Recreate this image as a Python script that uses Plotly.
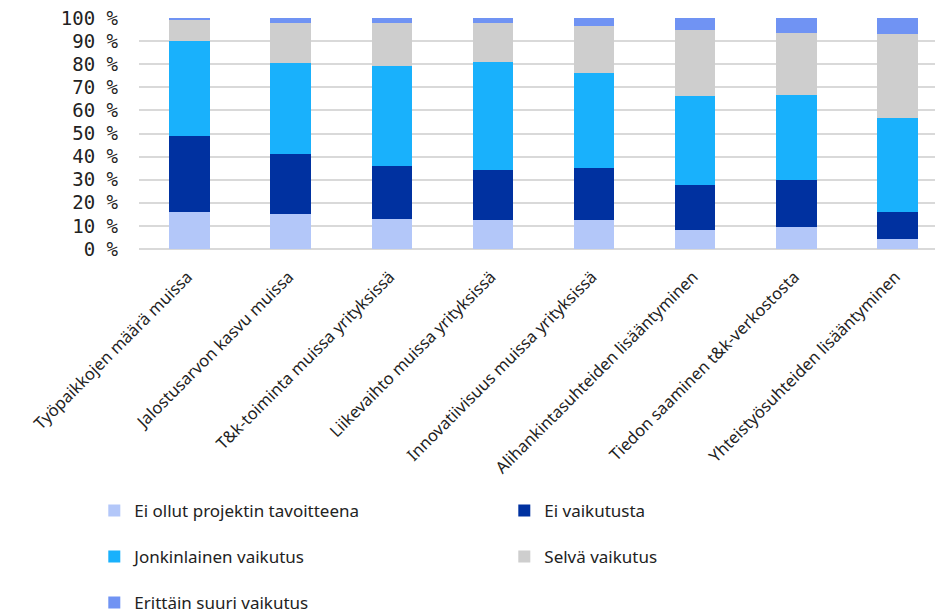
import plotly.graph_objects as go

categories = [
    "Työpaikkojen määrä muissa",
    "Jalostusarvon kasvu muissa",
    "T&k-toiminta muissa yrityksissä",
    "Liikevaihto muissa yrityksissä",
    "Innovatiivisuus muissa yrityksissä",
    "Alihankintasuhteiden lisääntyminen",
    "Tiedon saaminen t&k-verkostosta",
    "Yhteistyösuhteiden lisääntyminen",
]

ei_tavoitteena = [16.1, 15.0, 13.0, 12.6, 12.6, 8.4, 9.5, 4.2]
ei_vaikutusta = [32.8, 26.1, 22.9, 21.5, 22.6, 19.4, 20.4, 11.8]
jonkinlainen = [41.3, 39.3, 43.5, 47.0, 40.9, 38.3, 36.9, 40.7]
selva = [9.2, 17.3, 18.6, 16.6, 20.4, 28.6, 26.8, 36.5]
erittain = [0.6, 2.3, 2.0, 2.3, 3.5, 5.3, 6.4, 6.8]

series = [
    ("Ei ollut projektin tavoitteena", ei_tavoitteena, "#b3c7f9", "legend"),
    ("Ei vaikutusta", ei_vaikutusta, "#0031a0", "legend"),
    ("Jonkinlainen vaikutus", jonkinlainen, "#19b1fc", "legend2"),
    ("Selvä vaikutus", selva, "#cecece", "legend2"),
    ("Erittäin suuri vaikutus", erittain, "#7093f3", "legend3"),
]

fig = go.Figure()
for name, vals, color, leg in series:
    fig.add_trace(go.Bar(
        x=categories, y=vals, name=name, width=0.4,
        marker=dict(color=color, line=dict(width=0)),
        legend=leg,
    ))

y_ticks = list(range(0, 101, 10))

# page body has an 8px margin, so the figure is made 8px smaller
legend_style = dict(
    orientation="h", xanchor="left", yanchor="middle", x=-0.0556,
    entrywidth=365, traceorder="normal",
    font=dict(family="Noto Sans", size=17, color="#222"),
    bgcolor="rgba(0,0,0,0)", itemwidth=30,
)

fig.update_layout(
    barmode="stack",
    width=935, height=608,
    margin=dict(l=131, r=0, t=10, b=367, autoexpand=False),
    plot_bgcolor="white", paper_bgcolor="white",
    legend=dict(**legend_style, y=-1.134),
    legend2=dict(**legend_style, y=-1.333),
    legend3=dict(**legend_style, y=-1.532),
)
fig.update_xaxes(
    range=[-0.5, 7.45], tickangle=-45, showgrid=False, automargin=False,
    tickfont=dict(family="Noto Sans", size=16.5, color="#222"),
    showline=False, ticklabelstandoff=14, ticklabelshift=-2,
)
fig.update_yaxes(
    range=[0, 100], tickvals=y_ticks, automargin=False,
    ticktext=[f"{v} %" for v in y_ticks], ticklabeloverflow="allow",
    showgrid=True, gridcolor="#d9d9d9", gridwidth=1.5,
    zeroline=True, zerolinecolor="#d9d9d9", zerolinewidth=1.5,
    tickfont=dict(family="DejaVu Sans Mono", size=19, color="#222"),
    ticklabelstandoff=20,
)

fig.write_html("out.html")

= = =

**Instructions for the task**
Up to and including the line with "y_ticks = list(range(0, 101, 10))", copy the data above from its first line. Skip pictures.

**Solution**
Recreate this image as a Python script that uses Plotly.
import plotly.graph_objects as go

categories = [
    "Työpaikkojen määrä muissa",
    "Jalostusarvon kasvu muissa",
    "T&k-toiminta muissa yrityksissä",
    "Liikevaihto muissa yrityksissä",
    "Innovatiivisuus muissa yrityksissä",
    "Alihankintasuhteiden lisääntyminen",
    "Tiedon saaminen t&k-verkostosta",
    "Yhteistyösuhteiden lisääntyminen",
]

ei_tavoitteena = [16.1, 15.0, 13.0, 12.6, 12.6, 8.4, 9.5, 4.2]
ei_vaikutusta = [32.8, 26.1, 22.9, 21.5, 22.6, 19.4, 20.4, 11.8]
jonkinlainen = [41.3, 39.3, 43.5, 47.0, 40.9, 38.3, 36.9, 40.7]
selva = [9.2, 17.3, 18.6, 16.6, 20.4, 28.6, 26.8, 36.5]
erittain = [0.6, 2.3, 2.0, 2.3, 3.5, 5.3, 6.4, 6.8]

series = [
    ("Ei ollut projektin tavoitteena", ei_tavoitteena, "#b3c7f9", "legend"),
    ("Ei vaikutusta", ei_vaikutusta, "#0031a0", "legend"),
    ("Jonkinlainen vaikutus", jonkinlainen, "#19b1fc", "legend2"),
    ("Selvä vaikutus", selva, "#cecece", "legend2"),
    ("Erittäin suuri vaikutus", erittain, "#7093f3", "legend3"),
]

fig = go.Figure()
for name, vals, color, leg in series:
    fig.add_trace(go.Bar(
        x=categories, y=vals, name=name, width=0.4,
        marker=dict(color=color, line=dict(width=0)),
        legend=leg,
    ))

y_ticks = list(range(0, 101, 10))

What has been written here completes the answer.